The Orenco B was a prototype American fighter aircraft of World War I. It was a single-engined, single-seat biplane that flew in 1918. Although it demonstrated good performance, it did not enter large scale service.

==Design and development==
The Ordnance Engineering Corporation of Baldwin, Long Island, designed and built its first aircraft, the Type A, a two-seat trainer in 1917, although no production followed. To design its second aircraft, a single-seat fighter, it acquired the services of Frenchman Etienne Dormoy, a member of the French Aeronautical Mission to the United States, who had previously worked for SPAD. The design, the Type B, was a single-engined tractor biplane of wooden construction. It was powered by a single 160 hp Gnome Monosoupape 9N rotary engine and had two-bay wings.
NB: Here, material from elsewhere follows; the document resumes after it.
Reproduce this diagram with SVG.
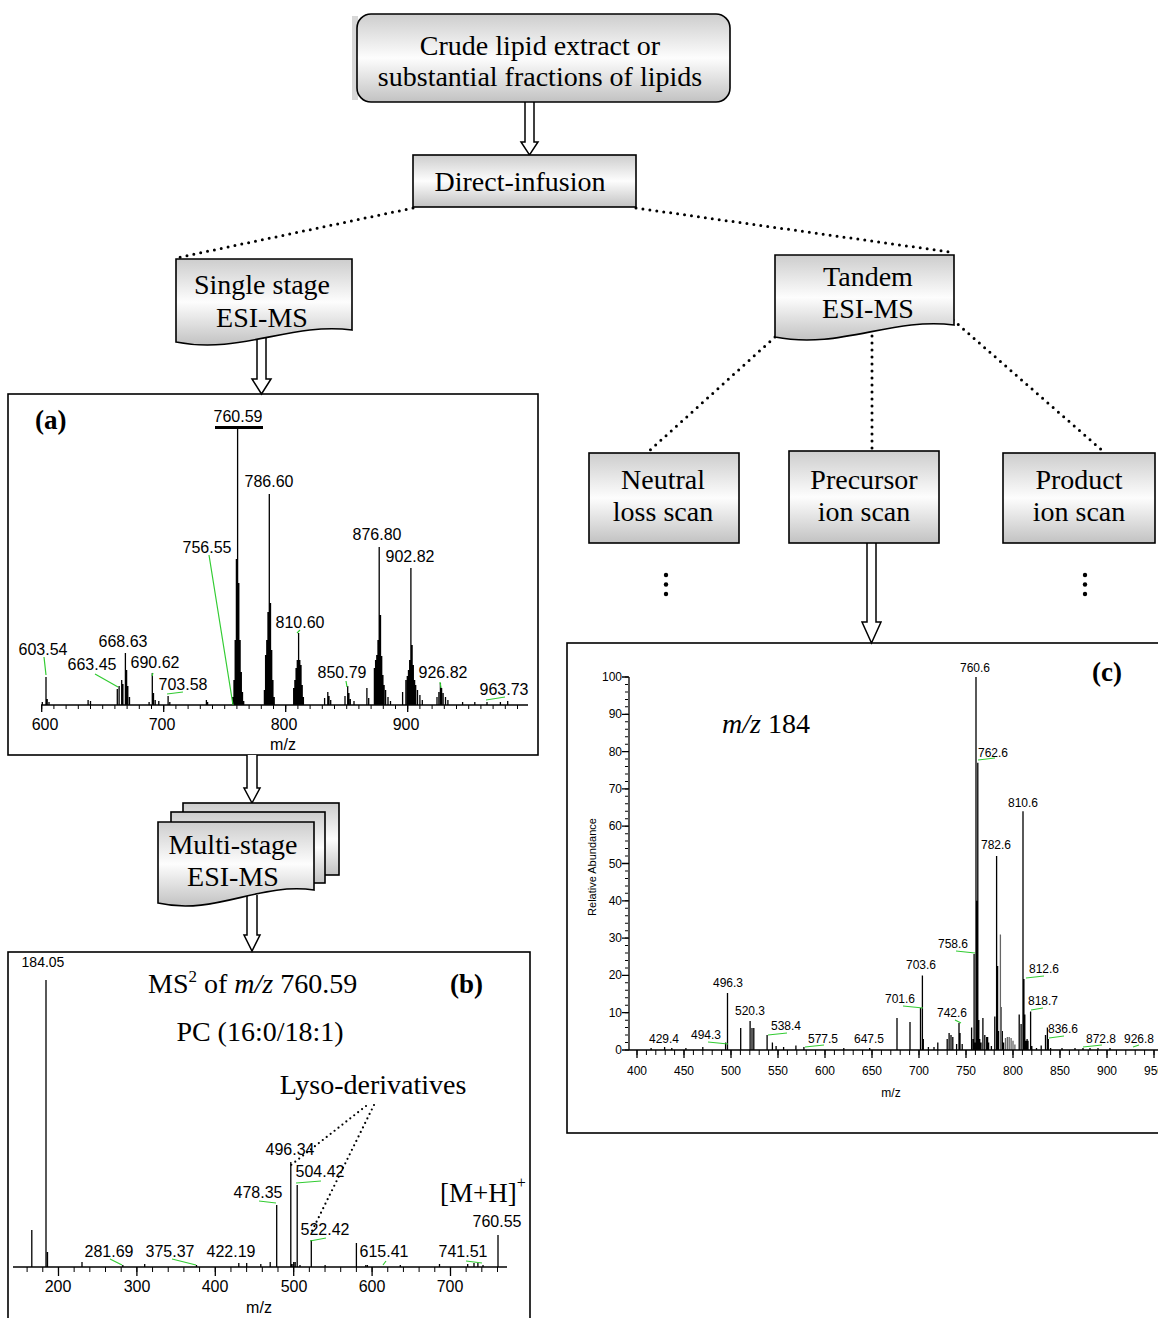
<svg xmlns="http://www.w3.org/2000/svg" width="1158" height="1318" viewBox="0 0 1158 1318">
<defs>
<linearGradient id="g" x1="0" y1="0" x2="0" y2="1">
<stop offset="0" stop-color="#cdcdcd"/><stop offset="0.5" stop-color="#fdfdfd"/><stop offset="1" stop-color="#c2c2c2"/>
</linearGradient>
<style>
.node{fill:url(#g);stroke:#000;stroke-width:1.6}
.t{font-family:"Liberation Serif","Times New Roman",serif;font-size:28px;text-anchor:middle;fill:#000}
.b{font-family:"Liberation Serif","Times New Roman",serif;font-size:27px;font-weight:bold;fill:#000}
.dot{fill:none;stroke:#000;stroke-width:3;stroke-dasharray:0 7;stroke-linecap:round}
.dot2{fill:none;stroke:#000;stroke-width:2.2;stroke-dasharray:0 5;stroke-linecap:round}
.arr{fill:#fff;stroke:#000;stroke-width:1.5}
.frame{fill:#fff;stroke:#000;stroke-width:1.6}
.sa{font-family:"Liberation Sans",Arial,sans-serif;font-size:16px;text-anchor:middle;fill:#000}
.sc{font-family:"Liberation Sans",Arial,sans-serif;font-size:12px;text-anchor:middle;fill:#000}
.lead{stroke:#3c3;stroke-width:1.2;fill:none}
.pk{stroke:#000;stroke-width:1.3;fill:none}
.ax{stroke:#000;stroke-width:1.3;fill:none}
</style>
</defs>
<rect width="1158" height="1318" fill="#fff"/>

<g id="spectrum-a">
<rect class="frame" x="8" y="394" width="530" height="361"/>
<text class="b" x="35" y="429">(a)</text>
<path class="pk" d="M42.3 705V702M46 705V677M47.2 705V699M49 705V702M88.1 705V700M90.5 705V701M117.3 705V689M119.1 705V686M121.7 705V680M122.9 705V684M125.4 705V653M126.6 705V670M127.8 705V686M129.5 705V697M149.1 705V702M152.3 705V673M153.5 705V693M155.2 705V700M158.8 705V701M168.1 705V696M169.8 705V702M206.4 705V700M207.6 705V702M232.7 705V697M234 705V680M235.2 705V640M236.4 705V559M237.6 705V428M238.8 705V583M240.1 705V640M241.3 705V672M242.5 705V692M243.7 705V701M264.4 705V690M265.6 705V655M266.8 705V640M268 705V612M269.3 705V494M270.5 705V603M271.7 705V650M272.9 705V680M274.2 705V697M293.7 705V688M294.9 705V680M296.1 705V668M297.3 705V660M298.6 705V633M299.8 705V660M301 705V665M302.2 705V685M303.4 705V697M324.6 705V698M327.8 705V692M329 705V696M330.7 705V700M345 705V696M347.7 705V686M348.9 705V693M350.3 705V699M354 705V701M366.9 705V688M368.7 705V698M374.4 705V668M375.6 705V660M376.8 705V655M378 705V640M379.2 705V547M380.5 705V615M381.7 705V656M382.9 705V675M384.1 705V685M385.6 705V690M388 705V697M390.5 705V701M402.6 705V692M405.9 705V680M407.3 705V676M408.5 705V670M409.7 705V660M410.9 705V568M412.1 705V645M413.3 705V665M414.6 705V680M415.7 705V685M417.5 705V690M419.9 705V695M422.3 705V700M437 705V697M438.9 705V692M440.4 705V683M441.6 705V688M443.1 705V693M445.5 705V697M447.9 705V700M462.6 705V702M474.8 705V702M487 705V702M500.4 705V702M507.7 705V701"/>
<path class="ax" d="M41 705H528"/>
<path d="M41.2 707H520" stroke="#000" stroke-width="4" stroke-dasharray="1 11.2" fill="none"/>
<path class="ax" d="M41.7 705V712M163.7 705V712M285.7 705V712M407.7 705V712"/>
<rect x="215" y="426" width="48" height="3" fill="#000"/>
<path class="lead" d="M44 657L46 675M95 674L118 687M153 673L152 676M167 694L183 692M209 555L233 705M297 633L300 630M346 681L347 687M440 682L441 688M486 700L505 697"/>
<g class="sa">
<text x="238" y="422">760.59</text>
<text x="269" y="487">786.60</text>
<text x="207" y="553">756.55</text>
<text x="377" y="540">876.80</text>
<text x="410" y="562">902.82</text>
<text x="300" y="628">810.60</text>
<text x="43" y="655">603.54</text>
<text x="123" y="647">668.63</text>
<text x="92" y="670">663.45</text>
<text x="155" y="668">690.62</text>
<text x="183" y="690">703.58</text>
<text x="342" y="678">850.79</text>
<text x="443" y="678">926.82</text>
<text x="504" y="695">963.73</text>
<text x="45" y="730">600</text>
<text x="162" y="730">700</text>
<text x="284" y="730">800</text>
<text x="406" y="730">900</text>
<text x="283" y="750">m/z</text>
</g>
</g>

<g id="spectrum-b">
<rect class="frame" x="8" y="952" width="522" height="380"/>
<text class="t" x="148" y="993" style="text-anchor:start">MS<tspan dy="-11" font-size="17">2</tspan><tspan dy="11"> of </tspan><tspan font-style="italic">m/z</tspan> 760.59</text>
<text class="b" x="450" y="993">(b)</text>
<text class="t" x="260" y="1041">PC (16:0/18:1)</text>
<text class="t" x="373" y="1094">Lyso-derivatives</text>
<text class="t" x="440" y="1202" style="text-anchor:start;font-size:27px">[M+H]<tspan dy="-14" font-size="16">+</tspan></text>
<path class="pk" d="M31.8 1267V1230M46 1267V980M47.5 1267V1252M82 1267V1262M122.8 1267V1265M144.7 1267V1264M196.5 1267V1265M238.8 1267V1263M246.7 1267V1263M260.8 1267V1264M270.2 1267V1262M276.7 1267V1205M290.8 1267V1162M292.1 1267V1264M293.7 1267V1262M295.2 1267V1262M297.2 1267V1185M300 1267V1265M311.3 1267V1240M325.1 1267V1265M356.4 1267V1243M365.8 1267V1265M367.4 1267V1265M400.3 1267V1265M439.5 1267V1264M467.7 1267V1264M474 1267V1263M477.9 1267V1263M483 1267V1265M498 1267V1235"/>
<path class="ax" d="M13 1267H507"/>
<path d="M26.6 1269.5H499" stroke="#000" stroke-width="5" stroke-dasharray="1 14.68" fill="none"/>
<path class="ax" d="M58.5 1267V1276M136.9 1267V1276M215.3 1267V1276M293.7 1267V1276M372.1 1267V1276M450.5 1267V1276"/>
<path class="lead" d="M296 1183L321 1181M259 1201L276 1203M310 1241L326 1238M110 1259L122 1265M172 1259L196 1265M383 1265L386 1261M466 1261L482 1263"/>
<g class="sa">
<text x="43" y="967" style="font-size:14px">184.05</text>
<text x="290" y="1155">496.34</text>
<text x="320" y="1177">504.42</text>
<text x="258" y="1198">478.35</text>
<text x="325" y="1235">522.42</text>
<text x="497" y="1227">760.55</text>
<text x="109" y="1257">281.69</text>
<text x="170" y="1257">375.37</text>
<text x="231" y="1257">422.19</text>
<text x="384" y="1257">615.41</text>
<text x="463" y="1257">741.51</text>
<text x="58" y="1292">200</text>
<text x="137" y="1292">300</text>
<text x="215" y="1292">400</text>
<text x="294" y="1292">500</text>
<text x="372" y="1292">600</text>
<text x="450" y="1292">700</text>
<text x="259" y="1313">m/z</text>
</g>
</g>

<g id="spectrum-c">
<rect class="frame" x="567" y="643" width="600" height="490"/>
<text class="b" x="1092" y="681">(c)</text>
<text class="t" x="722" y="733" style="text-anchor:start"><tspan font-style="italic">m/z</tspan> 184</text>
<path class="pk" d="M651.1 1050V1048M664.6 1050V1047M671.8 1050V1048M685.9 1050V1048M702.8 1050V1047M725.6 1050V1042.5M727.5 1050V993M740.7 1050V1028M750.1 1050V1021M752 1050V1028M753.8 1050V1028M767.1 1050V1035M772.4 1050V1042.5M776.1 1050V1046M783.6 1050V1047M795.9 1050V1045.5M803.9 1050V1047M843.8 1050V1048M869.7 1050V1048M897 1050V1018M910 1050V1022M920.5 1050V1008M922.4 1050V975.4M923.3 1050V1039M928.4 1050V1047M934 1050V1047M937.8 1050V1042.5M947.2 1050V1039M949.1 1050V1033M951 1050V1035M952.8 1050V1037M956.6 1050V1044M959 1050V1023M960 1050V1033M962.2 1050V1044M971.6 1050V1027.6M973.1 1050V1039M974.1 1050V954M975 1050V1042.5M976 1050V677M976.9 1050V900.8M977.8 1050V762.8M978.8 1050V1020M979.7 1050V1039M981 1050V1042.5M982.9 1050V1018M984.8 1050V1035M986.7 1050V1037M987.6 1050V1037M988.6 1050V1042.5M991.4 1050V1046M994.8 1050V1016.4M996.6 1050V856M997.6 1050V966M998.5 1050V1031M1002.3 1050V1031M1003.6 1050V1042.5M1019.2 1050V1014.6M1021.1 1050V1024M1023 1050V811.3M1023.9 1050V979M1024.8 1050V1014.6M1025.8 1050V1040.7M1027.1 1050V1039M1028 1050V1040.7M1030.6 1050V1011.6M1031.8 1050V1046M1036.5 1050V1048M1041.2 1050V1045.5M1045.5 1050V1035M1047.4 1050V1027.6M1048.3 1050V1039M1050.6 1050V1048M1062 1050V1048M1075 1050V1048M1083 1050V1048M1090 1050V1048M1098 1050V1048M1110 1050V1048"/>
<path d="M1000.4 1050V934.4M1001.3 1050V1007M1005.5 1050V1038M1007.4 1050V1037M1009.2 1050V1037M1011.1 1050V1038M1013 1050V1040.7M1014.9 1050V1044.4" stroke="#666" stroke-width="1.3" fill="none"/>
<path class="ax" d="M629 677V1050H1158"/>
<path d="M626.5 1050.5V676" stroke="#000" stroke-width="3" stroke-dasharray="1 6.46" fill="none"/>
<path class="ax" d="M622 677H629M622 714.3H629M622 751.6H629M622 788.9H629M622 826.2H629M622 863.5H629M622 900.8H629M622 938.1H629M622 975.4H629M622 1012.7H629M622 1050H629"/>
<path d="M636.5 1052.5H1158" stroke="#000" stroke-width="5" stroke-dasharray="1 8.4" fill="none"/>
<path class="ax" d="M637 1050V1058M684 1050V1058M731 1050V1058M778 1050V1058M825 1050V1058M872 1050V1058M919 1050V1058M966 1050V1058M1013 1050V1058M1060 1050V1058M1107 1050V1058M1154 1050V1058"/>
<path class="lead" d="M978 760L995 758M956 951L975 953M903 1006L923 1008M955 1020L961 1023M1026 978L1044 976M1031 1010L1043 1008M1049 1038L1064 1036M1083 1047L1102 1045M1133 1047L1139 1045M768 1035L787 1033M708 1042L728 1044M805 1047L824 1045"/>
<g class="sc">
<text x="975" y="672">760.6</text>
<text x="993" y="757">762.6</text>
<text x="1023" y="807">810.6</text>
<text x="996" y="849">782.6</text>
<text x="953" y="948">758.6</text>
<text x="921" y="969">703.6</text>
<text x="900" y="1003">701.6</text>
<text x="952" y="1017">742.6</text>
<text x="1044" y="973">812.6</text>
<text x="1043" y="1005">818.7</text>
<text x="1063" y="1033">836.6</text>
<text x="1101" y="1043">872.8</text>
<text x="1139" y="1043">926.8</text>
<text x="728" y="987">496.3</text>
<text x="750" y="1015">520.3</text>
<text x="786" y="1030">538.4</text>
<text x="706" y="1039">494.3</text>
<text x="664" y="1043">429.4</text>
<text x="823" y="1043">577.5</text>
<text x="869" y="1043">647.5</text>
<text x="637" y="1075">400</text>
<text x="684" y="1075">450</text>
<text x="731" y="1075">500</text>
<text x="778" y="1075">550</text>
<text x="825" y="1075">600</text>
<text x="872" y="1075">650</text>
<text x="919" y="1075">700</text>
<text x="966" y="1075">750</text>
<text x="1013" y="1075">800</text>
<text x="1060" y="1075">850</text>
<text x="1107" y="1075">900</text>
<text x="1154" y="1075">950</text>
<text x="891" y="1097">m/z</text>
</g>
<g class="sc" style="text-anchor:end">
<text x="622" y="681">100</text>
<text x="622" y="718.3">90</text>
<text x="622" y="755.6">80</text>
<text x="622" y="792.9">70</text>
<text x="622" y="830.2">60</text>
<text x="622" y="867.5">50</text>
<text x="622" y="904.8">40</text>
<text x="622" y="942.1">30</text>
<text x="622" y="979.4">20</text>
<text x="622" y="1016.7">10</text>
<text x="622" y="1054">0</text>
</g>
<text class="sc" x="0" y="0" transform="translate(596 867) rotate(-90)" style="font-size:11px">Relative Abundance</text>
</g>

<g id="connectors">
<path class="arr" d="M525 102V142H521L529.5 155L538 142H534V102"/>
<path class="arr" d="M257 330V379H252L261.5 394L271 379H266V330"/>
<path class="arr" d="M247 755V788H244L252 803L260 788H257V755"/>
<path class="arr" d="M247 895V935H244L252 951L260 935H257V895"/>
<path class="arr" d="M867 543V622H862L871.5 643L881 622H876V543"/>
<path class="dot" d="M413 208L176 258"/>
<path class="dot" d="M636 208L950 252"/>
<path class="dot" d="M775 337L648 452"/>
<path class="dot" d="M872 336V451"/>
<path class="dot" d="M953 320L1104 452"/>
<path class="dot2" d="M374 1105L311 1233"/>
<path class="dot2" d="M366 1106L291 1165"/>
<g fill="#000"><circle cx="666" cy="575" r="2.2"/><circle cx="666" cy="584.5" r="2.2"/><circle cx="666" cy="594" r="2.2"/><circle cx="1085" cy="575" r="2.2"/><circle cx="1085" cy="584.5" r="2.2"/><circle cx="1085" cy="594" r="2.2"/></g>
</g>

<g id="node-crude">
<rect x="352" y="16" width="6" height="84" fill="#d8d8d8"/>
<rect class="node" x="357" y="14" width="373" height="88" rx="14"/>
<text class="t" x="540" y="55">Crude lipid extract or</text>
<text class="t" x="540" y="86">substantial fractions of lipids</text>
</g>
<g id="node-direct">
<rect class="node" x="413" y="155" width="223" height="52"/>
<text class="t" x="520" y="191">Direct-infusion</text>
</g>
<g id="node-single">
<path class="node" d="M176 259H352V330C290 322 240 355 176 342Z"/>
<text class="t" x="262" y="294">Single stage</text>
<text class="t" x="262" y="327">ESI-MS</text>
</g>
<g id="node-multi">
<rect class="node" x="183" y="803" width="156" height="72"/>
<rect class="node" x="171" y="812" width="154" height="71"/>
<path class="node" d="M158 822H314V890C259 882 215 916 158 903Z"/>
<text class="t" x="233" y="854">Multi-stage</text>
<text class="t" x="233" y="886">ESI-MS</text>
</g>
<g id="node-tandem">
<path class="node" d="M775 255H954V325C891 317 840 350 775 337Z"/>
<text class="t" x="868" y="286">Tandem</text>
<text class="t" x="868" y="318">ESI-MS</text>
</g>
<g id="node-neutral">
<rect class="node" x="589" y="453" width="150" height="90"/>
<text class="t" x="663" y="489">Neutral</text>
<text class="t" x="663" y="521">loss scan</text>
</g>
<g id="node-precursor">
<rect class="node" x="789" y="451" width="150" height="92"/>
<text class="t" x="864" y="489">Precursor</text>
<text class="t" x="864" y="521">ion scan</text>
</g>
<g id="node-product">
<rect class="node" x="1003" y="453" width="152" height="90"/>
<text class="t" x="1079" y="489">Product</text>
<text class="t" x="1079" y="521">ion scan</text>
</g>
</svg>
Planned armament was three Marlin machine guns, one under the upper wing and two under the lower wings.

The first prototype made its maiden flight in early 1918. It demonstrated good performance, reaching a speed of 135 mph, and four aircraft were ordered by the Aviation Section, U.S. Signal Corps, along with five of the closely related Type C fighter trainer, the first being delivered in March 1918. Despite this, the type was not adopted further, as the 160 hp Gnome did not go into production in the United States, and the US Army decided to build European fighters under license instead. It is uncertain whether all four Type Bs were completed, with some sources indicating only one type B having been built.